Exercise – Return only the lines from the top of the data down to the one that holds "from matplotlib.patches import", both included, without any pictures.
------------------------
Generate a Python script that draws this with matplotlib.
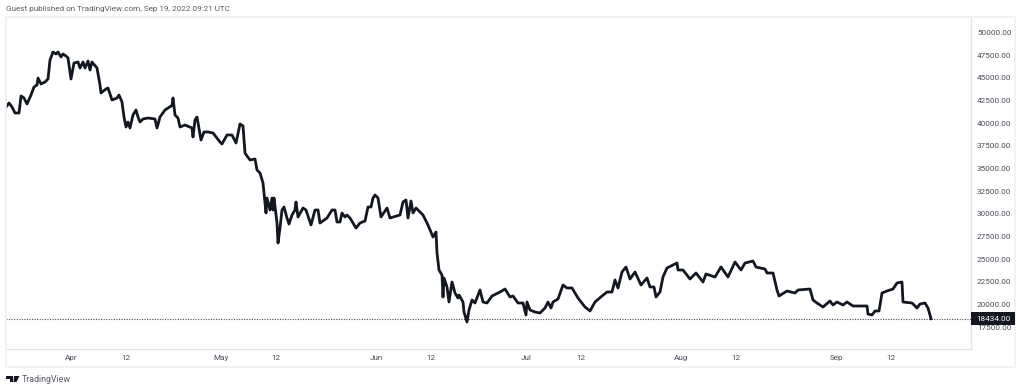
import matplotlib
matplotlib.use("Agg")
import matplotlib.pyplot as plt
from matplotlib.patches import Rectangle, Polygon

# (days since 1 April 2022, price)
march = [(-13, 41783), (-12.4, 42224), (-11.8, 41783), (-11.2, 41121), (-10.4, 41121), (-10, 42996), (-9.4, 42776),
         (-8.8, 42114), (-8, 43106), (-7.4, 43989), (-6.8, 44210), (-6.6, 44981), (-6, 44320), (-5.2, 44540),
         (-4.6, 44871), (-4.2, 46967), (-3.6, 47850), (-3, 47629), (-2.6, 47850), (-2, 47298), (-1.6, 47629),
         (-1, 47408), (-0.6, 47188), (-0.2, 45643), (0, 44871)]
april = [(.6, 46636), (1.4, 46746), (1.8, 46085), (2.4, 46746), (2.8, 46085), (3.4, 46857), (3.8, 45864), (4.2, 46746),
         (5.2, 46085), (5.8, 44210), (6, 43327), (7, 43768), (7.4, 43879), (8.2, 42555), (9.2, 42776), (9.6, 43106),
         (10.2, 42334), (10.6, 40680), (11, 39577), (11.4, 40129), (11.8, 39467), (12.4, 40901), (13, 41452),
         (13.4, 40680), (13.8, 40129), (14.4, 40459), (15.4, 40570), (16.8, 40459), (17.2, 39467), (17.8, 40680),
         (18.8, 41452), (20.2, 41954), (20.4, 42776), (20.8, 40901), (21.4, 40570), (21.8, 39577), (22.8, 39798),
         (24.2, 39467), (24.4, 38474), (24.8, 40349), (25.2, 40680), (26, 38143), (26.6, 39025), (27.4, 39025),
         (28.4, 38915), (29.8, 37923), (30.2, 37702)]
may = [(31.2, 38695), (32.2, 38695), (33, 37812), (33.8, 39908), (34.4, 39687), (34.8, 36709), (35.2, 36378),
       (35.8, 35937), (36.8, 36047), (37.2, 34834), (37.8, 34503), (38.4, 33400), (39, 30091), (39.2, 31745),
       (39.8, 30422), (40.2, 31745), (40.4, 30422), (40.6, 31745), (41.2, 28988), (41.4, 26782), (41.8, 28437),
       (42.2, 30422), (42.6, 30753), (43.2, 29540), (43.6, 28878), (44.2, 29870), (44.8, 30422), (45, 31304),
       (45.4, 29650), (46.4, 30642), (47, 30422), (48, 28768), (48.8, 30422), (49.4, 30422), (49.8, 28988),
       (51.2, 29540), (52.2, 30422), (52.8, 30422), (53.2, 29099), (53.8, 29099), (54.2, 30091), (54.8, 29650),
       (55.2, 29870), (55.8, 29540), (56.4, 28988), (57, 28437), (57.8, 28988), (58.8, 29209), (59.4, 30753),
       (60, 30753)]
june = [(60.4, 31745), (60.8, 32077), (61.4, 31745), (62, 29650), (63.2, 30642), (63.8, 29540), (65.8, 29870),
        (66.4, 31304), (67, 31525), (67.4, 29540), (68, 31415), (68.4, 30091), (69, 30642), (70.4, 29870),
        (71.4, 28768), (72.4, 27444), (73, 27995), (73.2, 25679), (73.6, 23804), (74.2, 23253), (74.4, 20826),
        (74.6, 22922), (75.2, 21929), (75.6, 20274), (76.2, 22480), (76.8, 21267), (77.4, 20716), (77.6, 21047),
        (78.4, 20274), (78.6, 19171), (79.2, 18068), (79.6, 19392), (80.2, 20495), (80.8, 20164), (81.8, 21598),
        (82.4, 20274), (83.2, 20164), (84.2, 20937), (85.8, 21377), (86.8, 21708), (87.8, 20826), (88.4, 20937),
        (89.4, 20164), (90.4, 20164), (91, 18841)]
july = [(91.2, 20274), (91.8, 19392), (92.8, 19171), (93.8, 19061), (94.8, 19613), (95.4, 20274), (96, 19613),
        (96.4, 20274), (97.4, 20605), (98.4, 22150), (99.2, 21820), (100.2, 21820), (101.4, 20716), (102.8, 19723),
        (103.8, 19282), (104.8, 20274), (106.2, 20937), (107.2, 21377), (108.2, 21377), (108.8, 22701), (109.4, 21820),
        (110.2, 23583), (111, 24135), (111.8, 22811), (112.8, 23583), (114, 22150), (115.2, 22922), (115.8, 21929),
        (116.6, 21929), (117, 20826), (117.8, 21377), (118.4, 23032), (119.2, 24025), (121.2, 24576), (121.4, 23804)]
august = [(122.4, 23804), (123.8, 22811), (125, 23473), (126.4, 22480), (127, 23363), (128.8, 23032), (130, 24135),
          (131.4, 23032), (132.8, 24686), (134, 23804), (134.8, 24576), (136.4, 24797), (137, 24135), (138.8, 23915),
          (139.2, 23473), (140.4, 23473), (141.2, 21598), (141.6, 20937), (143.2, 21488), (144.8, 21267),
          (145.4, 21598), (147.8, 21708), (148.4, 20495), (149.2, 20164), (150.4, 19723), (151.8, 20385)]
september = [(152.4, 19944), (153.2, 20274), (154.4, 19944), (155.2, 20274), (156.4, 19833), (159.2, 19833),
             (159.4, 18951), (160.2, 18841), (160.8, 19282), (161.6, 19282), (162.2, 21267), (163.2, 21488),
             (164.4, 21708), (165.2, 22370), (166.2, 22480), (166.4, 20274), (168.2, 20164), (169.2, 19613),
             (169.8, 20054), (170.8, 20164), (171.4, 19613), (172, 18434)]
ref_price = 18434
ytick_vals = [17500, 20000, 22500, 25000, 27500, 30000, 32500, 35000, 37500, 40000, 42500, 45000, 47500, 50000]
xtick_pos = [0, 11, 30, 41, 61, 72, 91, 102, 122, 133, 153, 164]
xtick_lab = ["Apr", "12", "May", "12", "Jun", "12", "Jul", "12", "Aug", "12", "Sep", "12"]

W, H = 1020, 390
plt.rcParams["font.family"] = ["Roboto", "DejaVu Sans"]
fig = plt.figure(figsize=(W / 100, H / 100), dpi=100, facecolor="white")


def box(l, t, r, b):
    return [l / W, 1 - b / H, (r - l) / W, (b - t) / H]


ax = fig.add_axes(box(6, 17, 971.5, 349))
ax.set_xlim(-13, 180.1)
ax.set_ylim(53585 - 110.3 * 349, 53585 - 110.3 * 17)
series = march + april + may + june + july + august + september
ax.plot([d for d, _ in series], [p for _, p in series], color="#131722", lw=2.0,
        solid_joinstyle="round", zorder=3)
ax.axhline(ref_price, color="#434651", lw=0.8, ls=(0, (1, 1.3)), zorder=2)

for s in ["top", "left"]:
    ax.spines[s].set_color("#eef0f6")
    ax.spines[s].set_linewidth(1.2)
for s in ["right", "bottom"]:
    ax.spines[s].set_color("#e0e3eb")
    ax.spines[s].set_linewidth(0.9)
ax.set_xticks(xtick_pos, xtick_lab)
ax.yaxis.tick_right()
ax.set_yticks(ytick_vals, [f"{v:.2f}" for v in ytick_vals])
ax.tick_params(axis="both", length=0, labelsize=5.85, labelcolor="#4a4e5a")
ax.tick_params(axis="x", pad=4.5)
ax.tick_params(axis="y", pad=4)

# outer frame of the chart panel
fig.add_artist(plt.Line2D([6 / W, 1015 / W, 1015 / W, 6 / W, 6 / W],
                          [1 - 17 / H, 1 - 17 / H, 1 - 367 / H, 1 - 367 / H, 1 - 17 / H],
                          color="#eef0f6", lw=1.2))

# last price tag
fig.add_artist(Rectangle((971.5 / W, 1 - 325 / H), 43.5 / W, 13 / H, transform=fig.transFigure,
                         facecolor="#131722", edgecolor="none", zorder=5))
fig.text(993.5 / W, 1 - 318.7 / H, f"{ref_price:.2f}", color="white", fontsize=5.85,
         ha="center", va="center", zorder=6)

fig.text(6 / W, 1 - 9 / H, "Guest published on TradingView.com, Sep 19, 2022 09:21 UTC",
         color="#5a5d68", fontsize=5.85, ha="left", va="center")
fig.text(22 / W, 1 - 379 / H, "TradingView", color="#5a5d68", fontsize=6.4, ha="left", va="center")


# logo
def px(points):
    return [(x / W, 1 - y / H) for x, y in points]


for pts in ([(6, 376), (13, 376), (13, 382), (10, 382), (10, 379), (6, 379)],
            [(14, 376), (19.5, 376), (16.5, 382), (13.5, 382)]):
    fig.add_artist(Polygon(px(pts), closed=True, transform=fig.transFigure,
                           facecolor="#131722", edgecolor="none"))

fig.savefig("out.png", dpi=100, facecolor="white")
------------------------
Correct output –
Generate a Python script that draws this with matplotlib.
import matplotlib
matplotlib.use("Agg")
import matplotlib.pyplot as plt
from matplotlib.patches import Rectangle, Polygon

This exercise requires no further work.